Darren Hayman – Home Time
Fika Recordings – 22 May 2020
Home Time is an album about endings, but also about things that never end. Its songs concern the ends of relationships, a fact which might have some listeners grasping at comparisons between this album and Hayman’s early work with Hefner, particularly the wonderful, self-contained cycle of intimacy and loss that was The Fidelity Wars. It’s natural to want our favourite artists to come full circle, to return to the beloved themes of old. But Hayman, as anyone who has followed his solo career will know, is about more than just a couple of great indie records. He is one of our most restless and questing songwriters. He has recorded albums about the 17th century Essex witch trials, lidos, and the moon landings. So when he records a new collection of songs that ostensibly explore an old theme, you can be sure that he will approach it from a new angle.
In some respects, the new angle is unavoidable. Hayman is older and – perhaps – wiser. Perspectives on life shift, for singer-songwriters as well as for the rest of us. Over time we come to know ourselves better (and perhaps we come to the realisation that we don’t know other people as well as we think we do). This kind of personal change has, of course, found its way into these songs; they seem to turn their back on the outside world, for better or worse. The resigned, world-weary opener Curl Up, with its tentative piano, is a case in point. Hayman’s indie credentials (if that sort of thing is important to you) are well and truly intact: everything is acoustic, recorded on 8-track. There is a pleasing layer of dust over it all. The hushed backing vocals – the work of Hannah Winter and Laura K – only add to the closeness. Hayman, in two short minutes, draws us into a world where warmth and sadness coexist.

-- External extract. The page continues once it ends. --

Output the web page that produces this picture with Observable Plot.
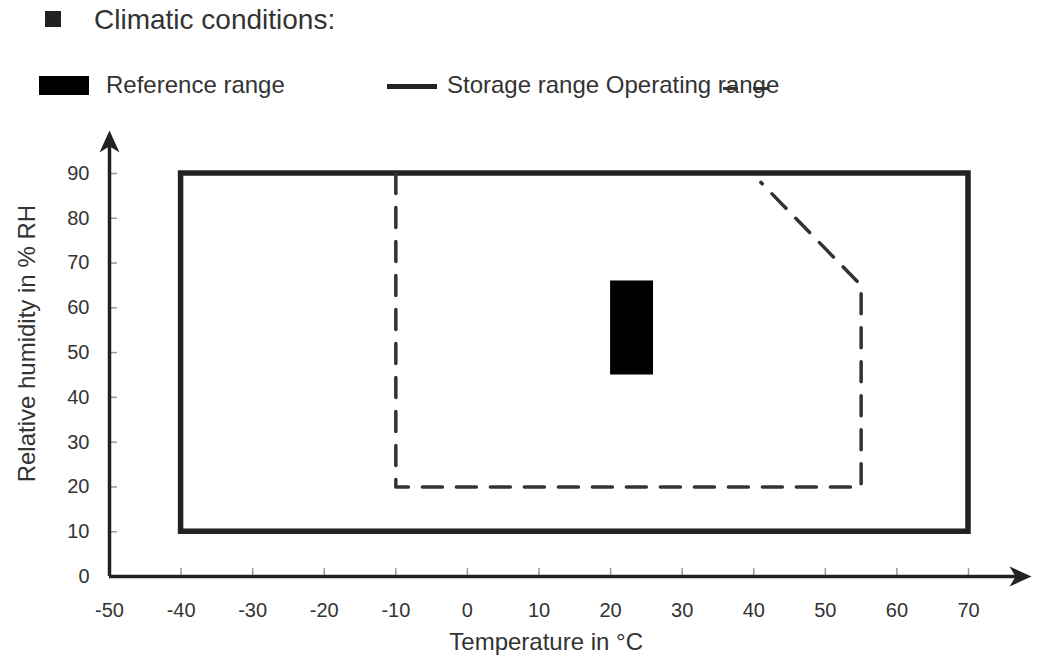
<!DOCTYPE html>
<html>
<head>
<meta charset="utf-8">
<script src="https://cdn.jsdelivr.net/npm/d3@7"></script>
<script src="https://cdn.jsdelivr.net/npm/@observablehq/plot@0.6"></script>
<style>
  html, body { margin: 0; padding: 0; background: #fff; }
  #wrap { position: relative; width: 1037px; height: 662px; font-family: "Liberation Sans", Arial, sans-serif; color: #333; overflow: hidden; }
  #header { position: relative; width: 1037px; height: 112px; }
  #header .abs { position: absolute; line-height: 1; white-space: nowrap; }
  #chart { position: absolute; left: 0; top: 112px; }
</style>
</head>
<body>
<div id="wrap">
  <div id="header">
    <div class="abs" style="left:45px;top:11px;width:16px;height:16px;background:#222;"></div>
    <div class="abs" style="left:94px;top:6px;font-size:28px;">Climatic conditions:</div>
    <div class="abs" style="left:39px;top:76px;width:50px;height:19px;background:#000;"></div>
    <div class="abs" style="left:106px;top:73px;font-size:24px;">Reference range</div>
    <div class="abs" style="left:387px;top:84px;width:50px;height:5px;background:#222;"></div>
    <div class="abs" style="left:447px;top:73px;font-size:24px;">Storage range Operating range</div>
    <div class="abs" style="left:723px;top:87px;width:15px;height:3px;background:#333;"></div>
    <div class="abs" style="left:753px;top:87px;width:16px;height:3px;background:#333;"></div>
  </div>
  <div id="chart"></div>
</div>
<script>
// Tick values
const xTicks = [-50, -40, -30, -20, -10, 0, 10, 20, 30, 40, 50, 60, 70];
const yTicks = [0, 10, 20, 30, 40, 50, 60, 70, 80, 90];

// Storage range (solid rectangle)
const storageTemp = [-40, 70];
const storageHumidity = [10, 90];

// Reference range (filled rectangle)
const referenceTemp = [20, 26];
const referenceHumidity = [45, 66];

// Operating range (dashed outline)
const operatingTemp = [-10, -10, 55, 55, 41];
const operatingHumidity = [90, 20, 20, 65, 88];

// Axis extents (arrow tips)
const axisTempEnd = 78.8;
const axisHumidityEnd = 99.6;

const xLabel = "Temperature in °C";
const yLabel = "Relative humidity in % RH";

const storage = [{x1: storageTemp[0], x2: storageTemp[1], y1: storageHumidity[0], y2: storageHumidity[1]}];
const reference = [{x1: referenceTemp[0], x2: referenceTemp[1], y1: referenceHumidity[0], y2: referenceHumidity[1]}];
const operating = operatingTemp.map((t, i) => ({x: t, y: operatingHumidity[i]}));

const arrowUp = {
  draw(ctx) {
    const L = 22, w = 10;
    ctx.moveTo(0, 0);
    ctx.lineTo(w, L);
    ctx.lineTo(0, L * 0.72);
    ctx.lineTo(-w, L);
    ctx.closePath();
  }
};
const arrowRight = {
  draw(ctx) {
    const L = 22, w = 10;
    ctx.moveTo(0, 0);
    ctx.lineTo(-L, w);
    ctx.lineTo(-L * 0.72, 0);
    ctx.lineTo(-L, -w);
    ctx.closePath();
  }
};

const xMin = xTicks[0];
const yMin = yTicks[0];

const chart = Plot.plot({
  width: 1037,
  height: 550,
  marginLeft: 109,
  marginRight: 69,
  marginTop: 61,
  marginBottom: 86,
  x: {domain: [xTicks[0], xTicks[xTicks.length - 1]]},
  y: {domain: [yTicks[0], yTicks[yTicks.length - 1]]},
  style: {fontFamily: "'Liberation Sans', Arial, sans-serif", fontSize: "20px", color: "#333", background: "white", overflow: "visible"},
  marks: [
    // tick marks (inside)
    Plot.ruleX(xTicks.slice(1), {y1: yMin, y2: yMin + 1.8, stroke: "#999", strokeWidth: 1.5}),
    Plot.ruleY(yTicks.slice(1), {x1: xMin, x2: xMin + 1.1, stroke: "#999", strokeWidth: 1.5}),
    // tick labels
    Plot.axisX(xTicks, {tickSize: 0, tickPadding: 26, tickFormat: d => String(d), label: null, fontSize: 20, fill: "#333"}),
    Plot.axisY(yTicks, {tickSize: 0, tickPadding: 20, tickFormat: d => String(d), label: null, fontSize: 20, fill: "#333"}),
    // storage range
    Plot.rect(storage, {x1: "x1", x2: "x2", y1: "y1", y2: "y2", fill: "none", stroke: "#222", strokeWidth: 5.5}),
    // operating range
    Plot.line(operating, {x: "x", y: "y", stroke: "#333", strokeWidth: 3.5, strokeDasharray: "20,14", strokeLinejoin: "round"}),
    // reference range
    Plot.rect(reference, {x1: "x1", x2: "x2", y1: "y1", y2: "y2", fill: "#000"}),
    // axis lines
    Plot.ruleY([yMin], {x1: xMin, x2: axisTempEnd - 1.5, stroke: "#222", strokeWidth: 3.5}),
    Plot.ruleX([xMin], {y1: yMin, y2: axisHumidityEnd - 2, stroke: "#222", strokeWidth: 3.5}),
    Plot.dot([{x: axisTempEnd, y: yMin}], {x: "x", y: "y", symbol: arrowRight, fill: "#222", stroke: "none", r: 5}),
    Plot.dot([{x: xMin, y: axisHumidityEnd}], {x: "x", y: "y", symbol: arrowUp, fill: "#222", stroke: "none", r: 5}),
    // axis titles
    Plot.text([xLabel], {x: 11, y: yMin, text: d => d, dy: 66, fontSize: 24, fill: "#333", textAnchor: "middle", lineAnchor: "middle"}),
    Plot.text([yLabel], {x: -61.5, y: 52, text: d => d, rotate: -90, fontSize: 24, fill: "#333", textAnchor: "middle", lineAnchor: "middle"})
  ]
});
document.getElementById("chart").appendChild(chart);
</script>
</body>
</html>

Those backing vocals become a kind of signature sound and guiding spirit of the album. They provide a gentle tension to second single The Joint Account, a push and pull of responsibility and inactivity, a weary battle of the sexes. On the chorus of the slow-burning Kissing A Cloud, they provide a sad, spacy echo.
There are more upbeat passages too. I Was Thinking About You trots along at a fair pace, all jolly acoustic guitar and bouncy percussion, but of course, the lyrics tell a more complicated story of separation and, perhaps, obsessive behaviour. The ideas might be complex, but one of Hayman’s gifts is his knack for getting them across in a simple manner, observational and conversational, and full of insight and humour even in the darkest moments.
We’ve come to expect a few things from Hayman’s songwriting over the years: an eye for the smallest, most important details and an ear for a self-deprecating turn of phrase that can make you laugh one minute and cry the next. This is where he comes full circle, if he does at all. We know, given the lack of a full band, the self-imposed recording constraints and the stylistic path of his career, that Hayman won’t be digging up the past too much with this record, but what we do get are some of his most honest and cutely observed songs about heartbreak since those early days. And on top of that, he has become a better singer, or at least one whose voice is more sympathetic to its subject. The cracked and careworn way he sings ‘she wasn’t equipped for me falling apart/we had the wrong sized plasters for dried up broken hearts’ on Because We Were Impossible transcends the mundanity of the image in the simplest and most beautiful way.
Pretty melodies abound, providing a bittersweet counterweight to subject-matter that might otherwise be uniformly bleak. I Am The Noise glows and sparkles with homespun charm, while I Want To Get Drunk says what everyone’s thinking to an almost swampy backdrop that is uncharacteristic but exciting. Song structures are normally simple: lists of detail accumulate, creating a surprising emotional weight, lines are repeated for emphasis and begin to reflect the repetition of days spent in the same room waiting for a lover who isn’t going to return. But there are delightful musical flourishes here and there – like the sprinkling of horns in I Love You, I Miss You, Come Back – that ensure things never get dull. As with Jonathan Richman, playfulness is often a foil for poignancy, nowhere more so than on Dinosaur Plate, a song that will have you in tears as your seven-year-old sings along.
There are lots of ways you can listen to Home Time. You may notice the relevance of its title and its themes of loneliness and apply them to the current human predicament. You may see it simply as an album about the loss of love, the work of a man of bitter experience looking back over a catalogue of failure, disillusionment and frustration, and alchemising those things into lovely, sad pop songs. But that would miss the thread of hope that runs through the album and emerges, close to the end, in A Girl That I’m Seeing, which sounds, more than anything else here, like the song of a callow but confident youth. This upswell of hope ripples into the final song, Wrap Yourself Around Me, and we see Hayman opening himself up once more to all the potential paths, good and bad, that a love affair can take.
Circularity, repetition, disappointment, hope and the occasional abrupt ending. We put up with these things in life, and we are impressed when they are reflected in art. Twenty-one years ago Hefner released one of the finest break-up and make-up albums of its era. To say that Hayman has done it again may be a bit reductive – in no sense at all is this a nostalgia trip, quite the opposite in fact – but nonetheless, this is one of the finest records of a consistently brilliant and varied solo career.